REQUIREMENTS: Omit the pictures, then reproduce every remaining record exactly.

DATA PROVIDED:
begin

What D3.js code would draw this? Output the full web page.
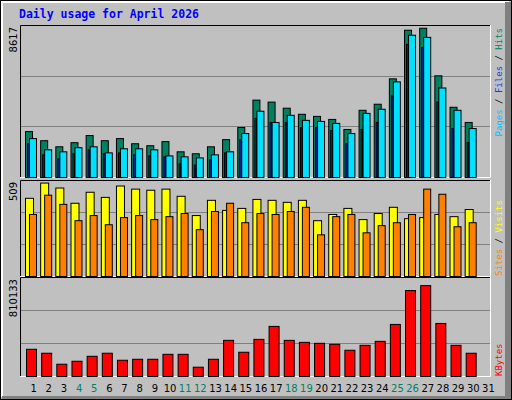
<!DOCTYPE html>
<html><head><meta charset="utf-8">
<script src="https://cdn.jsdelivr.net/npm/d3@7"></script>
<style>body{margin:0;background:#fff}</style>
</head><body><div id="chart"></div>
<script>
// dados do gráfico
const days = d3.range(1, 32);
const weekend = [4, 5, 11, 12, 18, 19, 25, 26];
const hits = [2650,2124,1773,2010,2422,2124,2246,1948,1834,2071,1483,1369,1773,2185,2887,4467,4352,4001,3650,3528,3352,2773,3879,4230,5695,8503,8617,5870,4054,3177];
const files = [2246,1597,1483,1720,1773,1422,1658,1658,1597,1246,1193,1132,1307,1483,2536,3826,3177,3589,3299,3238,3124,2536,3703,3940,5519,8214,8091,5168,3879,2826];
const pages = [1948,1307,1071,1369,1597,1369,1422,1307,1246,1193,781,720,1018,1422,2185,3414,3177,3177,2887,2887,2712,1948,2773,3177,4703,7687,7511,4352,2826,2010];
const visits = [426,509,482,399,459,431,493,476,470,476,437,332,415,360,371,420,415,404,415,304,338,371,310,343,377,315,321,338,326,365];
const sites = [338,443,393,304,332,282,321,332,310,326,343,255,354,399,293,343,338,354,377,227,326,338,238,277,293,338,476,448,271,293];
const kbytes = [242688,207388,109430,135905,180030,207388,144730,153555,153555,197680,197680,82955,153555,322113,216213,330938,446545,322113,304463,295638,286813,233863,277988,313288,464195,766010,810133,473020,277988,207388];

const W = 512, H = 400;
const svg = d3.select("#chart").append("svg").attr("width", W).attr("height", H);
const mono = "'DejaVu Sans Mono', monospace";

// fundo e moldura 3D
svg.append("rect").attr("width", W).attr("height", H).attr("fill", "#c0c0c0");
svg.append("rect").attr("x", 0.5).attr("y", 0.5).attr("width", W - 1).attr("height", H - 1).attr("fill", "none").attr("stroke", "#000");
svg.append("path").attr("d", `M2,${H-3}V2H${W-3}`).attr("stroke", "#fff").attr("fill", "none").attr("stroke-width", 2);
svg.append("rect").attr("x", W - 7).attr("y", 2).attr("width", 6).attr("height", H - 3).attr("fill", "#808080");
svg.append("rect").attr("x", 2).attr("y", H - 4).attr("width", W - 3).attr("height", 3).attr("fill", "#808080");

svg.append("text").attr("x", 19).attr("y", 18).text("Daily usage for April 2026")
    .attr("font-family", mono).attr("font-weight", "bold").attr("font-size", 11.5).attr("fill", "#0000ff");

const x0 = 20, x1 = 490;
const x = d3.scaleBand().domain(days).range([18, 488]).paddingInner(0);

// painéis
const panels = [
    {top: 25, bottom: 177, max: 8775, label: "8617"},
    {top: 180, bottom: 276, max: 523, label: "509"},
    {top: 277, bottom: 376, max: 882500, label: "810133"}
];
panels.forEach(p => {
    p.y = d3.scaleLinear().domain([0, p.max]).range([p.bottom, p.top]);
    svg.append("rect").attr("x", x0).attr("y", p.top).attr("width", x1 - x0).attr("height", p.bottom - p.top).attr("fill", "#c0c0c0");
    [1, 2].forEach(i => {
        const gy = Math.round(p.bottom - (p.bottom - p.top) * i / 3) + 0.5;
        svg.append("line").attr("x1", x0).attr("x2", x1).attr("y1", gy).attr("y2", gy).attr("stroke", "#808080");
    });
    svg.append("path").attr("d", `M${x0+0.5},${p.bottom}V${p.top+0.5}H${x1}`).attr("stroke", "#000").attr("fill", "none");
    svg.append("path").attr("d", `M${x0},${p.bottom+0.5}H${x1+0.5}V${p.top}`).attr("stroke", "#fff").attr("fill", "none");
    svg.append("text").attr("transform", `translate(17,${p.top + 2}) rotate(-90)`).attr("text-anchor", "end")
        .attr("font-family", "'DejaVu Sans', sans-serif").attr("font-size", 10).text(p.label);
});

function bars(data, p, dx, w, fill) {
    svg.append("g").selectAll("rect").data(data).join("rect")
        .attr("x", (d, i) => x(days[i]) + dx + 0.5)
        .attr("y", d => p.y(d) + 0.5)
        .attr("width", w)
        .attr("height", d => p.bottom - p.y(d))
        .attr("fill", fill).attr("stroke", "#000");
}
bars(hits, panels[0], 7, 7, "#008060");
bars(files, panels[0], 11, 7, "#00e0ff");
bars(pages, panels[0], 9, 1.5, "#0040ff");
bars(visits, panels[1], 7, 8, "#ffff00");
bars(sites, panels[1], 11, 7, "#ff8000");
bars(kbytes, panels[2], 8, 10, "#ff0000");

// rótulos da direita
function sideLabel(parts, y, anchor) {
    const t = svg.append("text").attr("transform", `translate(502,${y}) rotate(-90)`).attr("text-anchor", anchor)
        .attr("font-family", mono).attr("font-size", 9);
    parts.forEach(([s, c]) => t.append("tspan").text(s).attr("fill", c));
}
sideLabel([["Pages", "#00c0ff"], [" / ", "#000"], ["Files", "#0040ff"], [" / ", "#000"], ["Hits", "#008060"]], 28, "end");
sideLabel([["Sites", "#ff8000"], [" / ", "#000"], ["Visits", "#ffff00"]], 276, "start");
sideLabel([["KBytes", "#ff0000"]], 376, "start");

// eixo x
svg.append("g").selectAll("text").data(days).join("text")
    .attr("x", d => x(d) + x.bandwidth() / 2 + 8).attr("y", 392).attr("text-anchor", "middle")
    .attr("font-family", "'DejaVu Sans', sans-serif").attr("font-size", 10)
    .attr("fill", d => weekend.includes(d) ? "#008060" : "#000").text(d => d);
</script></body></html>
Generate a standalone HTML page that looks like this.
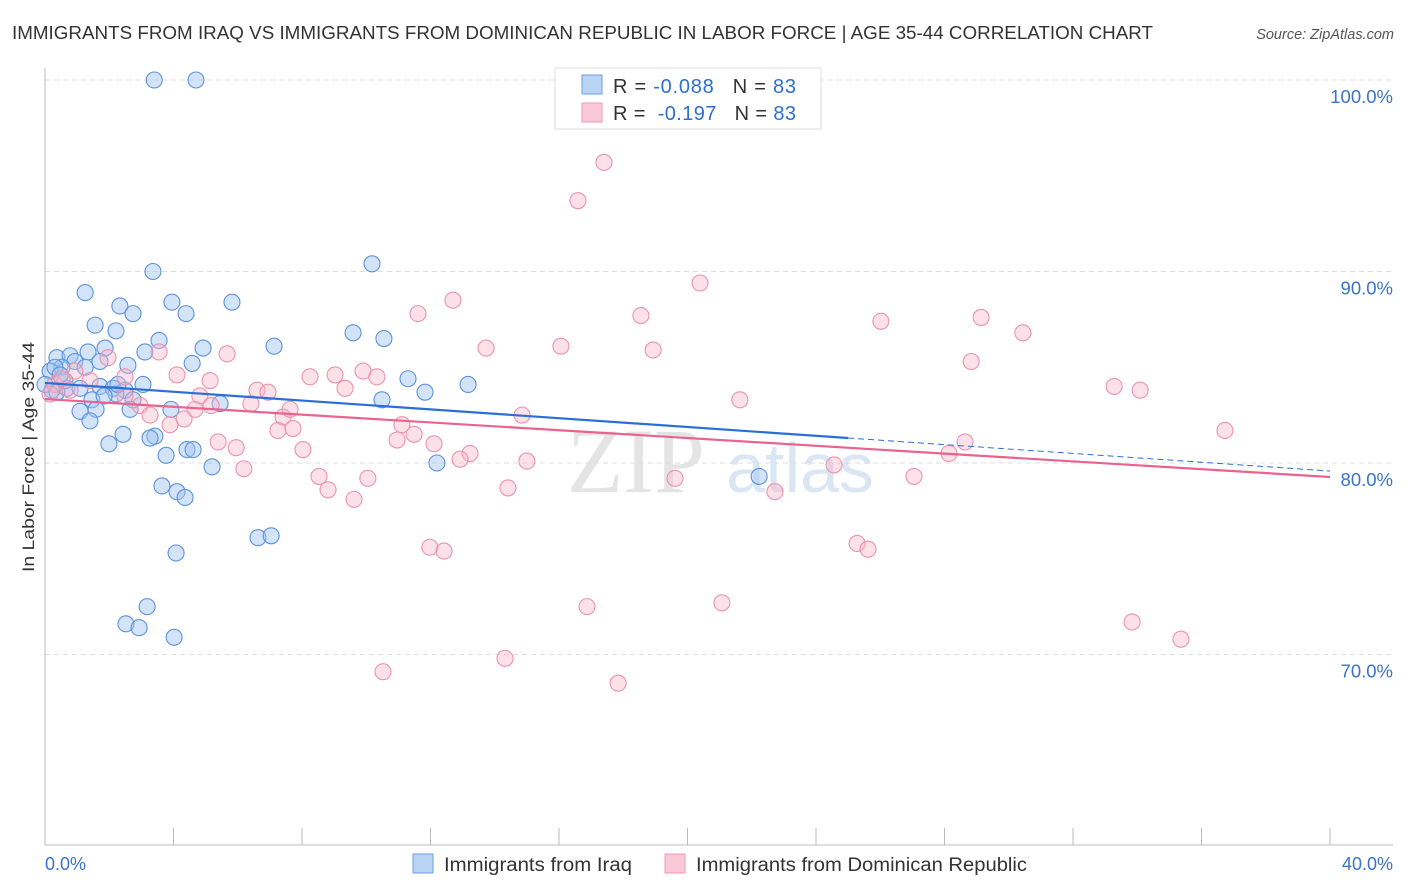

end

FULL RESPONSE:
What D3.js code would draw this? Output the full web page.
<!DOCTYPE html>
<html><head><meta charset="utf-8">
<script src="https://cdn.jsdelivr.net/npm/d3@7"></script>
<style>body{margin:0;background:#fff}</style>
</head><body><div id="chart"></div>
<script>
// dados do gráfico
const days = d3.range(1, 32);
const weekend = [4, 5, 11, 12, 18, 19, 25, 26];
const hits = [2650,2124,1773,2010,2422,2124,2246,1948,1834,2071,1483,1369,1773,2185,2887,4467,4352,4001,3650,3528,3352,2773,3879,4230,5695,8503,8617,5870,4054,3177];
const files = [2246,1597,1483,1720,1773,1422,1658,1658,1597,1246,1193,1132,1307,1483,2536,3826,3177,3589,3299,3238,3124,2536,3703,3940,5519,8214,8091,5168,3879,2826];
const pages = [1948,1307,1071,1369,1597,1369,1422,1307,1246,1193,781,720,1018,1422,2185,3414,3177,3177,2887,2887,2712,1948,2773,3177,4703,7687,7511,4352,2826,2010];
const visits = [426,509,482,399,459,431,493,476,470,476,437,332,415,360,371,420,415,404,415,304,338,371,310,343,377,315,321,338,326,365];
const sites = [338,443,393,304,332,282,321,332,310,326,343,255,354,399,293,343,338,354,377,227,326,338,238,277,293,338,476,448,271,293];
const kbytes = [242688,207388,109430,135905,180030,207388,144730,153555,153555,197680,197680,82955,153555,322113,216213,330938,446545,322113,304463,295638,286813,233863,277988,313288,464195,766010,810133,473020,277988,207388];

const W = 512, H = 400;
const svg = d3.select("#chart").append("svg").attr("width", W).attr("height", H);
const mono = "'DejaVu Sans Mono', monospace";

// fundo e moldura 3D
svg.append("rect").attr("width", W).attr("height", H).attr("fill", "#c0c0c0");
svg.append("rect").attr("x", 0.5).attr("y", 0.5).attr("width", W - 1).attr("height", H - 1).attr("fill", "none").attr("stroke", "#000");
svg.append("path").attr("d", `M2,${H-3}V2H${W-3}`).attr("stroke", "#fff").attr("fill", "none").attr("stroke-width", 2);
svg.append("rect").attr("x", W - 7).attr("y", 2).attr("width", 6).attr("height", H - 3).attr("fill", "#808080");
svg.append("rect").attr("x", 2).attr("y", H - 4).attr("width", W - 3).attr("height", 3).attr("fill", "#808080");

svg.append("text").attr("x", 19).attr("y", 18).text("Daily usage for April 2026")
    .attr("font-family", mono).attr("font-weight", "bold").attr("font-size", 11.5).attr("fill", "#0000ff");

const x0 = 20, x1 = 490;
const x = d3.scaleBand().domain(days).range([18, 488]).paddingInner(0);

// painéis
const panels = [
    {top: 25, bottom: 177, max: 8775, label: "8617"},
    {top: 180, bottom: 276, max: 523, label: "509"},
    {top: 277, bottom: 376, max: 882500, label: "810133"}
];
panels.forEach(p => {
    p.y = d3.scaleLinear().domain([0, p.max]).range([p.bottom, p.top]);
    svg.append("rect").attr("x", x0).attr("y", p.top).attr("width", x1 - x0).attr("height", p.bottom - p.top).attr("fill", "#c0c0c0");
    [1, 2].forEach(i => {
        const gy = Math.round(p.bottom - (p.bottom - p.top) * i / 3) + 0.5;
        svg.append("line").attr("x1", x0).attr("x2", x1).attr("y1", gy).attr("y2", gy).attr("stroke", "#808080");
    });
    svg.append("path").attr("d", `M${x0+0.5},${p.bottom}V${p.top+0.5}H${x1}`).attr("stroke", "#000").attr("fill", "none");
    svg.append("path").attr("d", `M${x0},${p.bottom+0.5}H${x1+0.5}V${p.top}`).attr("stroke", "#fff").attr("fill", "none");
    svg.append("text").attr("transform", `translate(17,${p.top + 2}) rotate(-90)`).attr("text-anchor", "end")
        .attr("font-family", "'DejaVu Sans', sans-serif").attr("font-size", 10).text(p.label);
});

function bars(data, p, dx, w, fill) {
    svg.append("g").selectAll("rect").data(data).join("rect")
        .attr("x", (d, i) => x(days[i]) + dx + 0.5)
        .attr("y", d => p.y(d) + 0.5)
        .attr("width", w)
        .attr("height", d => p.bottom - p.y(d))
        .attr("fill", fill).attr("stroke", "#000");
}
bars(hits, panels[0], 7, 7, "#008060");
bars(files, panels[0], 11, 7, "#00e0ff");
bars(pages, panels[0], 9, 1.5, "#0040ff");
bars(visits, panels[1], 7, 8, "#ffff00");
bars(sites, panels[1], 11, 7, "#ff8000");
bars(kbytes, panels[2], 8, 10, "#ff0000");

// rótulos da direita
function sideLabel(parts, y, anchor) {
    const t = svg.append("text").attr("transform", `translate(502,${y}) rotate(-90)`).attr("text-anchor", anchor)
        .attr("font-family", mono).attr("font-size", 9);
    parts.forEach(([s, c]) => t.append("tspan").text(s).attr("fill", c));
}
sideLabel([["Pages", "#00c0ff"], [" / ", "#000"], ["Files", "#0040ff"], [" / ", "#000"], ["Hits", "#008060"]], 28, "end");
sideLabel([["Sites", "#ff8000"], [" / ", "#000"], ["Visits", "#ffff00"]], 276, "start");
sideLabel([["KBytes", "#ff0000"]], 376, "start");

// eixo x
svg.append("g").selectAll("text").data(days).join("text")
    .attr("x", d => x(d) + x.bandwidth() / 2 + 8).attr("y", 392).attr("text-anchor", "middle")
    .attr("font-family", "'DejaVu Sans', sans-serif").attr("font-size", 10)
    .attr("fill", d => weekend.includes(d) ? "#008060" : "#000").text(d => d);
</script></body></html>
Generate a standalone HTML page that looks like this.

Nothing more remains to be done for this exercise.